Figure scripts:
## Begin

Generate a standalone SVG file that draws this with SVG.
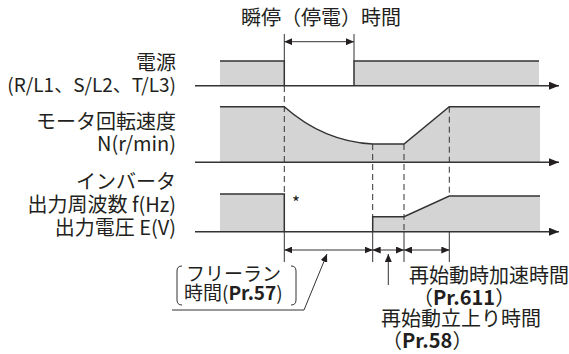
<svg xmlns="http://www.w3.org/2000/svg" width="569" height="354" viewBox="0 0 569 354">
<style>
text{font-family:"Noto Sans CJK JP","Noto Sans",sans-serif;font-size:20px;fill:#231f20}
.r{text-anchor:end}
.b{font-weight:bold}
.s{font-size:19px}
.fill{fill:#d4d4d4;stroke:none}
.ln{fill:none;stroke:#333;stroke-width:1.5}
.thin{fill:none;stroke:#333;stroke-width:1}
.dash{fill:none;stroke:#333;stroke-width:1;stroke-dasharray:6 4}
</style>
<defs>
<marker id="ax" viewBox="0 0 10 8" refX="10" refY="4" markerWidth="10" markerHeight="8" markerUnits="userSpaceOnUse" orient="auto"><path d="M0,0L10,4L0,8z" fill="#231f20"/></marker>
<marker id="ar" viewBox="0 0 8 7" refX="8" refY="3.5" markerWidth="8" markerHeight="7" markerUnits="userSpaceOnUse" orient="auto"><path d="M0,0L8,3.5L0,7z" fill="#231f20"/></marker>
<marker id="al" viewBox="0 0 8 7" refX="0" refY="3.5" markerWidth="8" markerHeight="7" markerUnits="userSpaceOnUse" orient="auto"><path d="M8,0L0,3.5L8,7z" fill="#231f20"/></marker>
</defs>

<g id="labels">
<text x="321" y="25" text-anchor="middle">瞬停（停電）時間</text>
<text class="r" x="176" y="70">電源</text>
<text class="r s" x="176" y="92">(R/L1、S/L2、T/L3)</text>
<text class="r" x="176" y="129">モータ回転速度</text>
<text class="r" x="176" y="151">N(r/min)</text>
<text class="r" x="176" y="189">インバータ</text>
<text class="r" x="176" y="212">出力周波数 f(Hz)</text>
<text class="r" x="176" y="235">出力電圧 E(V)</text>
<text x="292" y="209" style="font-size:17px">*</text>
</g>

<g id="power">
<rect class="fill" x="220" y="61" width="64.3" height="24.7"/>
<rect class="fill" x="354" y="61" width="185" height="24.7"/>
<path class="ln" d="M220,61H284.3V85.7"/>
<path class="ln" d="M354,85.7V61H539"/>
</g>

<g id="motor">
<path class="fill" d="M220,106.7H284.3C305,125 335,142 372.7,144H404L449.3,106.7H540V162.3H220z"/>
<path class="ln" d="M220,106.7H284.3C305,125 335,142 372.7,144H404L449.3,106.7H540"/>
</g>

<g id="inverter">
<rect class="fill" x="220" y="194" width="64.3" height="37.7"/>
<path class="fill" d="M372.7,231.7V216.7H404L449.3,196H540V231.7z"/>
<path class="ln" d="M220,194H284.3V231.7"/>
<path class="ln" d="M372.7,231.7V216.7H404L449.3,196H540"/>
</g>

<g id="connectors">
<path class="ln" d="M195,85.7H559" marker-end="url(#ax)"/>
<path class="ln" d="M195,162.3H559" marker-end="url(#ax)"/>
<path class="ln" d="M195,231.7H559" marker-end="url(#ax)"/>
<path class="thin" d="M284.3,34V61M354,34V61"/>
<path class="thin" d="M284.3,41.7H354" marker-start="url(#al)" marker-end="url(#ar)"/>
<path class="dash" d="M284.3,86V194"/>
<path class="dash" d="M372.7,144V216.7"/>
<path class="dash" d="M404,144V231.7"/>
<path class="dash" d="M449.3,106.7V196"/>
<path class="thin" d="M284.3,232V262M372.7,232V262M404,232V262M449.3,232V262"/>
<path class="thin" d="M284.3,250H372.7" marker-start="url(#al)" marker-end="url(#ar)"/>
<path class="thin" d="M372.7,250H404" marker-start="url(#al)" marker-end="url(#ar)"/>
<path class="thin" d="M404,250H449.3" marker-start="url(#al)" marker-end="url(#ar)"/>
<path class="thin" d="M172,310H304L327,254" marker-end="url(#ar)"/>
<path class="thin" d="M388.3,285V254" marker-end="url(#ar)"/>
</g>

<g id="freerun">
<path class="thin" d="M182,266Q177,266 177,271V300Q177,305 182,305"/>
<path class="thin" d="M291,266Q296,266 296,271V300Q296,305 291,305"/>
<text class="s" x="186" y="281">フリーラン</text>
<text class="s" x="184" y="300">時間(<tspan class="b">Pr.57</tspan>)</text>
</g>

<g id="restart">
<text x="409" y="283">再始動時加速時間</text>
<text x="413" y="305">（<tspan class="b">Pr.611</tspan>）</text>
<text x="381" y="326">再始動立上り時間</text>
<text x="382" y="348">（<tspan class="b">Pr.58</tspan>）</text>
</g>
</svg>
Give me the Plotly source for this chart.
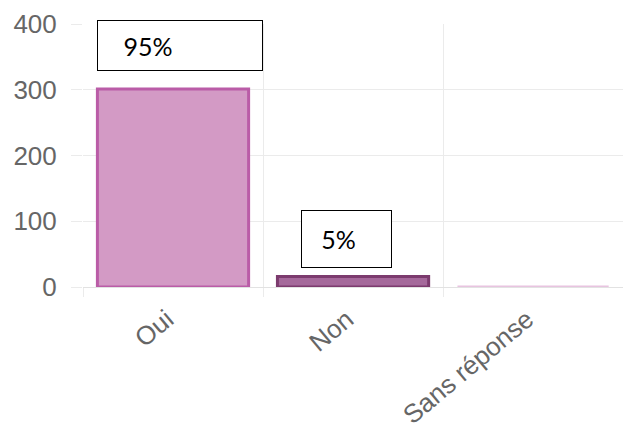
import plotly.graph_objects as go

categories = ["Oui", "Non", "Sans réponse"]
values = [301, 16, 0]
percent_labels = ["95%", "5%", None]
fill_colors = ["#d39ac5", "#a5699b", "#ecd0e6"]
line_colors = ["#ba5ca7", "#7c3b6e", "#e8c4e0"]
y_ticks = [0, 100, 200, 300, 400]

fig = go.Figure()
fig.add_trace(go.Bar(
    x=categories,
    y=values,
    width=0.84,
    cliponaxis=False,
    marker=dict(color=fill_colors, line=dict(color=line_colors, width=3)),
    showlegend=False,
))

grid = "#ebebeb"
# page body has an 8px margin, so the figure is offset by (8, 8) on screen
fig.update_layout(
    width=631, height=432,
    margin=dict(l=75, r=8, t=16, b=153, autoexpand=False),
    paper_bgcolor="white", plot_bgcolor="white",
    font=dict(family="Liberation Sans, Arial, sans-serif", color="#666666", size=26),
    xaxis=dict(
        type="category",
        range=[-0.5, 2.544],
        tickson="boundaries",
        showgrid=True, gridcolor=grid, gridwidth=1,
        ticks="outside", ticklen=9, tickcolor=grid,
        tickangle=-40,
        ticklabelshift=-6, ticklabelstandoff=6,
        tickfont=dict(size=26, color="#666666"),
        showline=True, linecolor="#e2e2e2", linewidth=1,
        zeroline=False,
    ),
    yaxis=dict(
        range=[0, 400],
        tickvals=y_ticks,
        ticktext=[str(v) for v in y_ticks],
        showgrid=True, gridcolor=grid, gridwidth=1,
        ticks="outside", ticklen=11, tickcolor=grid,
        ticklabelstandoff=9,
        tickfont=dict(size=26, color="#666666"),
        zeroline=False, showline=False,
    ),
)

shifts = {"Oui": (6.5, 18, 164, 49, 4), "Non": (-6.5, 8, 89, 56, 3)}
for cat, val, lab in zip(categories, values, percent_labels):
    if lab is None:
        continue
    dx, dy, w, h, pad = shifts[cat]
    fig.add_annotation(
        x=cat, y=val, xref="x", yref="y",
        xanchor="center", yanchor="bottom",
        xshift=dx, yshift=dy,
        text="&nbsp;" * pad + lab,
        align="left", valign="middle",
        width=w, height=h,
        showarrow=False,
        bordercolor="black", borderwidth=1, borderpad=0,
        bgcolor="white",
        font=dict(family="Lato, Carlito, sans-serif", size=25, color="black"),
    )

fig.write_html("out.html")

## End
## Begin

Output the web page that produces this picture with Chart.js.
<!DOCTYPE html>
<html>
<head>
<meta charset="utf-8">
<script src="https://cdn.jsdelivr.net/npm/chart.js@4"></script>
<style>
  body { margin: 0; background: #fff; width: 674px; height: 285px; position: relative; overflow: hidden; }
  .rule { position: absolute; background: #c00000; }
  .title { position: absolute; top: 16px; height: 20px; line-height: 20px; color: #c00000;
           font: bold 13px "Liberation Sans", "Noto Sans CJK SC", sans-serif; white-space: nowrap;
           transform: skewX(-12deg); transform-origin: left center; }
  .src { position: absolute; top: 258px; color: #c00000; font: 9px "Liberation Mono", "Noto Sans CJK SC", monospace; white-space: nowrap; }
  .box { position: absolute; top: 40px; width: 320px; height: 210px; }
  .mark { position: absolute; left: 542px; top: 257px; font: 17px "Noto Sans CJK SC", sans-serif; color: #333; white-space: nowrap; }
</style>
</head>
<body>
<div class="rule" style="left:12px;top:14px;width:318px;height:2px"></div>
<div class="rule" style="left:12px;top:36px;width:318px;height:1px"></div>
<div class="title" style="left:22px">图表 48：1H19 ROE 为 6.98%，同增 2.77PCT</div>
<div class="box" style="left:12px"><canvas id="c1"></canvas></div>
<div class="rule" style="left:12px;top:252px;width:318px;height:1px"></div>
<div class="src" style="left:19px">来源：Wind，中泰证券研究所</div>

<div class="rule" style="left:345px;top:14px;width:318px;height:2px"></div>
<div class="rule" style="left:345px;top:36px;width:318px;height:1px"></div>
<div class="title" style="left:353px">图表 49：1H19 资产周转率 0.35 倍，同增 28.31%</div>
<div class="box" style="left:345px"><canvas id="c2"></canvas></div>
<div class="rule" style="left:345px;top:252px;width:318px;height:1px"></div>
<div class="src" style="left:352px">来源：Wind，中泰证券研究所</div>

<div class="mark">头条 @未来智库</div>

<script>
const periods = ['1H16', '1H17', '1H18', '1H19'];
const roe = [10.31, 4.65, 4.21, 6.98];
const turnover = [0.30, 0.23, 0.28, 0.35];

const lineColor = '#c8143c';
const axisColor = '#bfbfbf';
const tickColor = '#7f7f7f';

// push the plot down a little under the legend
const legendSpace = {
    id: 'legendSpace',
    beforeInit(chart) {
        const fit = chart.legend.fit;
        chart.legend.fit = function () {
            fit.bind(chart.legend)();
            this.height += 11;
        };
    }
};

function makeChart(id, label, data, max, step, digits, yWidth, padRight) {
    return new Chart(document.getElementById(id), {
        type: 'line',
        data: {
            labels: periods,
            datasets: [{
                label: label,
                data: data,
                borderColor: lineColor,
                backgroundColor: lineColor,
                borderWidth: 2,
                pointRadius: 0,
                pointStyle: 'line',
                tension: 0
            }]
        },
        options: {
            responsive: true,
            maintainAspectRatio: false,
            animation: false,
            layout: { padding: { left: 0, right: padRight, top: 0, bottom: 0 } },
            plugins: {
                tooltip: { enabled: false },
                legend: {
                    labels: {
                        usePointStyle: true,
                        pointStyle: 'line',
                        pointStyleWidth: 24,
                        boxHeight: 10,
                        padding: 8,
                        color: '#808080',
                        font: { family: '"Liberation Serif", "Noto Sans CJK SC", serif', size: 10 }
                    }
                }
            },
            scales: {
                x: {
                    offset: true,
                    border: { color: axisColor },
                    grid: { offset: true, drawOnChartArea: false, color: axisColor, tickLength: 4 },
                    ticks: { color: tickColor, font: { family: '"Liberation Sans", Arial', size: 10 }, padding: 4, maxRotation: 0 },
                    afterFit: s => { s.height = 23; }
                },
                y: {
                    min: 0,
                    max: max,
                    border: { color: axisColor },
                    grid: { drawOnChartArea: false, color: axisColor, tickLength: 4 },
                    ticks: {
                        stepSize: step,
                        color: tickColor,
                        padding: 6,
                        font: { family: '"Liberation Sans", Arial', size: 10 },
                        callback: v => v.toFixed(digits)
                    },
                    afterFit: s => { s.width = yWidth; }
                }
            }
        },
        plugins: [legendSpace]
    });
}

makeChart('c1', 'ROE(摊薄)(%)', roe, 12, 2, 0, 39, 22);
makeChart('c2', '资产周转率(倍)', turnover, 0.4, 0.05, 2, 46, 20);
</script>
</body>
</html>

## End
## Begin

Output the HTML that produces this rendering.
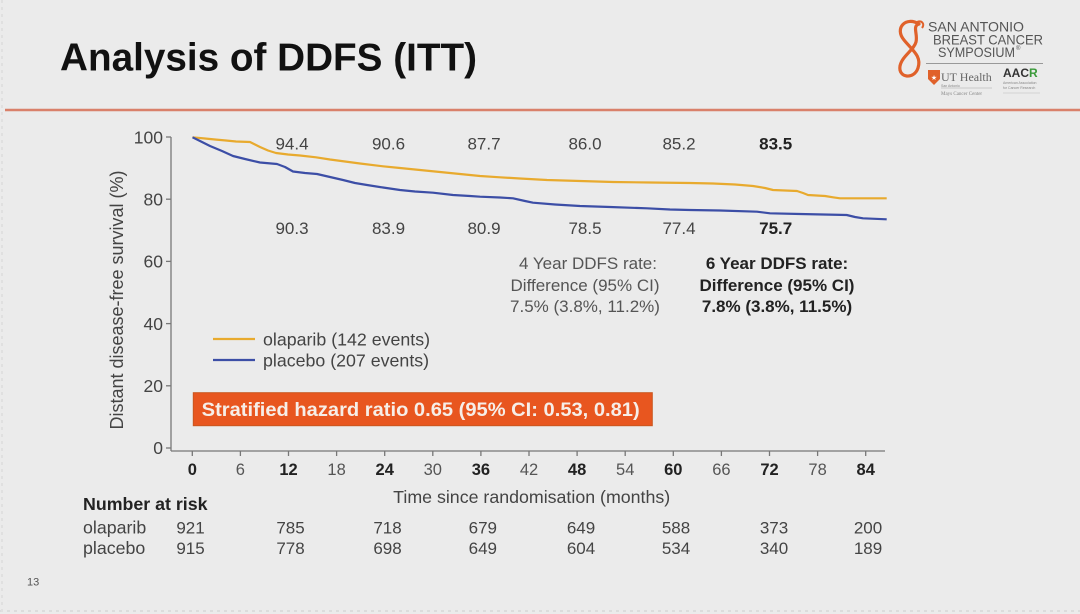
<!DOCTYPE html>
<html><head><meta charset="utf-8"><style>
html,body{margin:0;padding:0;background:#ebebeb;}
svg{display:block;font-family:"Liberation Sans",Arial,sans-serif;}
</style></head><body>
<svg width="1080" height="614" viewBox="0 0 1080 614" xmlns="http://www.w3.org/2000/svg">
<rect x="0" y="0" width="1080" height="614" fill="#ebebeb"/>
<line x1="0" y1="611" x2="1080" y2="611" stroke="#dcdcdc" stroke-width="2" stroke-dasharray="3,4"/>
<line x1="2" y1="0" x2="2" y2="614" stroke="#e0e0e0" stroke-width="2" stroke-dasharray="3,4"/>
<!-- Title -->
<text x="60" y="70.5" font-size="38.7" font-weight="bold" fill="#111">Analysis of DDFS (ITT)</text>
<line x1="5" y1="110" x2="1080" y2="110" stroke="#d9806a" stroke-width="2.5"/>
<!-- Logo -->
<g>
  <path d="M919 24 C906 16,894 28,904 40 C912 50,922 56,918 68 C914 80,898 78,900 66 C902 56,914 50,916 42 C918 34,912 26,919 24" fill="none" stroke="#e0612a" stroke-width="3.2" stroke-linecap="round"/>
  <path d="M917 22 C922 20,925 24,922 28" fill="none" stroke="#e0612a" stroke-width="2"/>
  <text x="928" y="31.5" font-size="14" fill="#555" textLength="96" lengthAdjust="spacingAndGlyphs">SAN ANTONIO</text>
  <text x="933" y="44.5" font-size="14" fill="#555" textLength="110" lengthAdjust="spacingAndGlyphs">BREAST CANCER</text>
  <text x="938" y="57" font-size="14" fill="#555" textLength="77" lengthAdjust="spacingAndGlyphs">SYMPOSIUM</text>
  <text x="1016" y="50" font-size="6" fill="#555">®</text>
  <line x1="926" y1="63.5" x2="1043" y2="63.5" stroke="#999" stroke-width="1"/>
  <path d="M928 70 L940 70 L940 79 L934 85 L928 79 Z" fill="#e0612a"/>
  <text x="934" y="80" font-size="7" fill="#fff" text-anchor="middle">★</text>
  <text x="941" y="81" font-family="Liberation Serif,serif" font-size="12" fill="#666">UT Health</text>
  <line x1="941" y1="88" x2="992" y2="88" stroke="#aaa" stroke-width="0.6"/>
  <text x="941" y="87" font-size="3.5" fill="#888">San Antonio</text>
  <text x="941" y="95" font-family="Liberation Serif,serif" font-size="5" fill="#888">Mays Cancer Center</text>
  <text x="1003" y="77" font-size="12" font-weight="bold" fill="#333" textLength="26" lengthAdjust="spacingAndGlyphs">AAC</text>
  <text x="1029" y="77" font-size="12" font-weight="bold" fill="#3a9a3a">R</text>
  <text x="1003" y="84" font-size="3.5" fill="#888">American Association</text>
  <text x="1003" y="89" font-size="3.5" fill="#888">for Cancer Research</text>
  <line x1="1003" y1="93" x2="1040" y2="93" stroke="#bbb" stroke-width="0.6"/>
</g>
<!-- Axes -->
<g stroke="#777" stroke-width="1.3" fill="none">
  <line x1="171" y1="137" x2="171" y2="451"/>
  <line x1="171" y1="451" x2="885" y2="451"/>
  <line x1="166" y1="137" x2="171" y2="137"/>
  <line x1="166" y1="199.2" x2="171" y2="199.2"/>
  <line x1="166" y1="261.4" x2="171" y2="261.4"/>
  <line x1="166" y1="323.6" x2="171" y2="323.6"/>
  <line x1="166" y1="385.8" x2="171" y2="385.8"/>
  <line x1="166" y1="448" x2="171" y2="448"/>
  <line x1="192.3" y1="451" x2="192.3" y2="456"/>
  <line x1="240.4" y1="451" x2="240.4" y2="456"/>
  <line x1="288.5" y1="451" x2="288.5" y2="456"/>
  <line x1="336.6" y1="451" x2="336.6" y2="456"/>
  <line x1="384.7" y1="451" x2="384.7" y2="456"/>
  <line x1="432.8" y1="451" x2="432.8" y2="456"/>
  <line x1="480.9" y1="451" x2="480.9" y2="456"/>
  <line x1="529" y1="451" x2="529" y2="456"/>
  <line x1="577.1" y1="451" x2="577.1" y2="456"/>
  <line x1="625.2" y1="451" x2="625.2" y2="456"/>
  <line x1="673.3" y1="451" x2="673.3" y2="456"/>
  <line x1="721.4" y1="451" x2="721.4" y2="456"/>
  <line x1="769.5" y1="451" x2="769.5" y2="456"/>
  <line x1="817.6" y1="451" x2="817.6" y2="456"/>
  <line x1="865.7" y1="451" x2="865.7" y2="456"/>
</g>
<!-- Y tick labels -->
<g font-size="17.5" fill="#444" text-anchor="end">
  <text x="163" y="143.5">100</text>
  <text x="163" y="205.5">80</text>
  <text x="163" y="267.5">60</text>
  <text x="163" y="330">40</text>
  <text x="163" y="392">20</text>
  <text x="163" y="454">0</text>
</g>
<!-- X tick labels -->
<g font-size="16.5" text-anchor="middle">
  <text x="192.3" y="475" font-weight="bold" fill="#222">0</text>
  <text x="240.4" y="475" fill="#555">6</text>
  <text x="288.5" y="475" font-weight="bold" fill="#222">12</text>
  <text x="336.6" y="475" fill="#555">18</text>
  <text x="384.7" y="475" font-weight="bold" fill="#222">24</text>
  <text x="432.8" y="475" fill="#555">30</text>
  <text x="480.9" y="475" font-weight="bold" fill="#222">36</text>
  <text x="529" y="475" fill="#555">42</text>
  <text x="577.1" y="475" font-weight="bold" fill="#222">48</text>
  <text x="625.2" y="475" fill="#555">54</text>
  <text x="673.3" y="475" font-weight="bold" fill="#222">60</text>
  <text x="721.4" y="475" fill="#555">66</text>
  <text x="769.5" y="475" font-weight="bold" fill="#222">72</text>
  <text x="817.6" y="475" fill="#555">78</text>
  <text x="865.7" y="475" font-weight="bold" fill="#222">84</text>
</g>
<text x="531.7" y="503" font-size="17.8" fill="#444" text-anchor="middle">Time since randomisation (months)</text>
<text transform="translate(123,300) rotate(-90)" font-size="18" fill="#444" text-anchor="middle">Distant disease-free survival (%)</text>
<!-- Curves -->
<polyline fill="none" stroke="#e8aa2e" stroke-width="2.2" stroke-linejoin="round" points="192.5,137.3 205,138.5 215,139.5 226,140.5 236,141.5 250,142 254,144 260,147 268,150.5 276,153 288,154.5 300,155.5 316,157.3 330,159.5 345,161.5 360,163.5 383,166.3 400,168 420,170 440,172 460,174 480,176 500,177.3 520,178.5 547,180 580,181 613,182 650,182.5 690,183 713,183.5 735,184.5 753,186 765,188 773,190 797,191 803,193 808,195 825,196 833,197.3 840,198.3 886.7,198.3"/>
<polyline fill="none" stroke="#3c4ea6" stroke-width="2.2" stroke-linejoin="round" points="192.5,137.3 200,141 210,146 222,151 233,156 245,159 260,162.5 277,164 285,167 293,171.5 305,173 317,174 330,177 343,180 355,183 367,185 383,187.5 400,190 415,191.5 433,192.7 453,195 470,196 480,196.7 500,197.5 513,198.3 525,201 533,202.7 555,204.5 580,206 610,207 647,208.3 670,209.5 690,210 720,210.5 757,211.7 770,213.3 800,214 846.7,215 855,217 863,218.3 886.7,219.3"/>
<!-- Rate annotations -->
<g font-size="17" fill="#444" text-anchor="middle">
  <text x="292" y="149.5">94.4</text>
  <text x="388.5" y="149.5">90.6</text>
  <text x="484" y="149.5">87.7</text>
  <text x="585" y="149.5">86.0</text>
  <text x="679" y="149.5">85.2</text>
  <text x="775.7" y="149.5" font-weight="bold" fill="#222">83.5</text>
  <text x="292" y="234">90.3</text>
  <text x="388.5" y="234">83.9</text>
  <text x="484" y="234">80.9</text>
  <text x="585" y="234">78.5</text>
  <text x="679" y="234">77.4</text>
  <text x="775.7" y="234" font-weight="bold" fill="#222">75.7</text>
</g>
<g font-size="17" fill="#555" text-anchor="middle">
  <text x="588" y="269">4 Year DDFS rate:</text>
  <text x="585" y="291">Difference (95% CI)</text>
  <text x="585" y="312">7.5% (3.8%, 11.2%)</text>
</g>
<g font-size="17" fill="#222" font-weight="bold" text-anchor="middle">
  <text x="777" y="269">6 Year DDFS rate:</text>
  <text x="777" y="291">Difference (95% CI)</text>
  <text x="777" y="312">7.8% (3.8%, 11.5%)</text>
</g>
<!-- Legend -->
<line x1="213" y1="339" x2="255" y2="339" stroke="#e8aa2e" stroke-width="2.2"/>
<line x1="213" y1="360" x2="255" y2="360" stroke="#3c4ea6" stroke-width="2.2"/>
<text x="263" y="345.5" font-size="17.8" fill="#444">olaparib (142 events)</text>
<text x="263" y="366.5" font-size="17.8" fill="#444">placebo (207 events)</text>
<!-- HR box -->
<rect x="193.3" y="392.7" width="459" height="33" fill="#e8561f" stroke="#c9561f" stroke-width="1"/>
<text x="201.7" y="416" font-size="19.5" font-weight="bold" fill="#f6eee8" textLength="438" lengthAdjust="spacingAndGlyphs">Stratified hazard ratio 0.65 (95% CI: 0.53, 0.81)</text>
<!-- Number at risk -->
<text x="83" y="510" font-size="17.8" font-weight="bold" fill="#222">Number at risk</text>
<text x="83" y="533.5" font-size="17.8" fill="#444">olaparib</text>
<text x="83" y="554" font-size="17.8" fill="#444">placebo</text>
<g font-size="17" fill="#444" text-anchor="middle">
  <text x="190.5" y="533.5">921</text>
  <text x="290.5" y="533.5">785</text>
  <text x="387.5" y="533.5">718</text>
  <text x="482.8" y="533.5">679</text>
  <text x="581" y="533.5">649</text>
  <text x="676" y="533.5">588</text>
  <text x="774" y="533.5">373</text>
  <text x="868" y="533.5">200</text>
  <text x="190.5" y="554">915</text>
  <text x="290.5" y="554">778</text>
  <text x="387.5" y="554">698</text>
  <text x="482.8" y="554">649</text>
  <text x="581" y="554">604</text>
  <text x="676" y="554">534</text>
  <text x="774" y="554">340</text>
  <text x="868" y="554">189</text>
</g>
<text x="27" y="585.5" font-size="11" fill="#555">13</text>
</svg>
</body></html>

## End

**WRITTEN TASK:** Each line that holds the word "with" should be extracted from the records.

**SOLUTION FOR THIS EXERCISE:**
Generate a standalone SVG file that draws this with SVG.
Output the web page that produces this picture with Chart.js.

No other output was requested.